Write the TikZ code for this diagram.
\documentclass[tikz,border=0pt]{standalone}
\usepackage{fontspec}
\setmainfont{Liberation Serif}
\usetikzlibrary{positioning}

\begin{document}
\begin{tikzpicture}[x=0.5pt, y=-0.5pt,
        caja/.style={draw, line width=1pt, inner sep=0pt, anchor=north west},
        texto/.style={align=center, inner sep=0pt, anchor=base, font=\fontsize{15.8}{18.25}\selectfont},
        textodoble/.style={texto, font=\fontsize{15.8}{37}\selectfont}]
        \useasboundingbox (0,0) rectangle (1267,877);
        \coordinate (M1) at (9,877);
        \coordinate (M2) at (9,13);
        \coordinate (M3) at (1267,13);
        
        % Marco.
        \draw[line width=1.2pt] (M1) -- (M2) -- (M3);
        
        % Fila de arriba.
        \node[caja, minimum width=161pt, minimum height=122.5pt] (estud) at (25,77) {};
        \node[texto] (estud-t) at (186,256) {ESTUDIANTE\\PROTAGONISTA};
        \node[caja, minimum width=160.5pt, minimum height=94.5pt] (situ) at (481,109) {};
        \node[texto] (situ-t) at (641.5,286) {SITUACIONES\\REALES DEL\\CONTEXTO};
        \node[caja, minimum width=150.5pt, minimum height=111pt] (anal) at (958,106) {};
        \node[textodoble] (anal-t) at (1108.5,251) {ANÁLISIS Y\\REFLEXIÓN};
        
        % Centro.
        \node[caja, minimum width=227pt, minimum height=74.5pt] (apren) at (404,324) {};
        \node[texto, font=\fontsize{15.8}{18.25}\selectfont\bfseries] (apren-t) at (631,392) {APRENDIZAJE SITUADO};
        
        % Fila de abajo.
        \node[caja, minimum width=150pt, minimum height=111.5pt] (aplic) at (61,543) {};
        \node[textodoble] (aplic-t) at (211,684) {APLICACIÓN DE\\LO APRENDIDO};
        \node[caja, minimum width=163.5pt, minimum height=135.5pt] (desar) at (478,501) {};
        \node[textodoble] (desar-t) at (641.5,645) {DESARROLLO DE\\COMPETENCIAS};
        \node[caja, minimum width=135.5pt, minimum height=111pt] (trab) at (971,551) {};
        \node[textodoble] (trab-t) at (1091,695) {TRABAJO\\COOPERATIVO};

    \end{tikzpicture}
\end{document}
+===+
Print the listing above from its first line through the line with "(apren-t) at (631,392)", and stop there.

Write the TikZ code for this diagram.
\documentclass[tikz,border=0pt]{standalone}
\usepackage{fontspec}
\setmainfont{Liberation Serif}
\usetikzlibrary{positioning}

\begin{document}
\begin{tikzpicture}[x=0.5pt, y=-0.5pt,
        caja/.style={draw, line width=1pt, inner sep=0pt, anchor=north west},
        texto/.style={align=center, inner sep=0pt, anchor=base, font=\fontsize{15.8}{18.25}\selectfont},
        textodoble/.style={texto, font=\fontsize{15.8}{37}\selectfont}]
        \useasboundingbox (0,0) rectangle (1267,877);
        \coordinate (M1) at (9,877);
        \coordinate (M2) at (9,13);
        \coordinate (M3) at (1267,13);
        
        % Marco.
        \draw[line width=1.2pt] (M1) -- (M2) -- (M3);
        
        % Fila de arriba.
        \node[caja, minimum width=161pt, minimum height=122.5pt] (estud) at (25,77) {};
        \node[texto] (estud-t) at (186,256) {ESTUDIANTE\\PROTAGONISTA};
        \node[caja, minimum width=160.5pt, minimum height=94.5pt] (situ) at (481,109) {};
        \node[texto] (situ-t) at (641.5,286) {SITUACIONES\\REALES DEL\\CONTEXTO};
        \node[caja, minimum width=150.5pt, minimum height=111pt] (anal) at (958,106) {};
        \node[textodoble] (anal-t) at (1108.5,251) {ANÁLISIS Y\\REFLEXIÓN};
        
        % Centro.
        \node[caja, minimum width=227pt, minimum height=74.5pt] (apren) at (404,324) {};
        \node[texto, font=\fontsize{15.8}{18.25}\selectfont\bfseries] (apren-t) at (631,392) {APRENDIZAJE SITUADO};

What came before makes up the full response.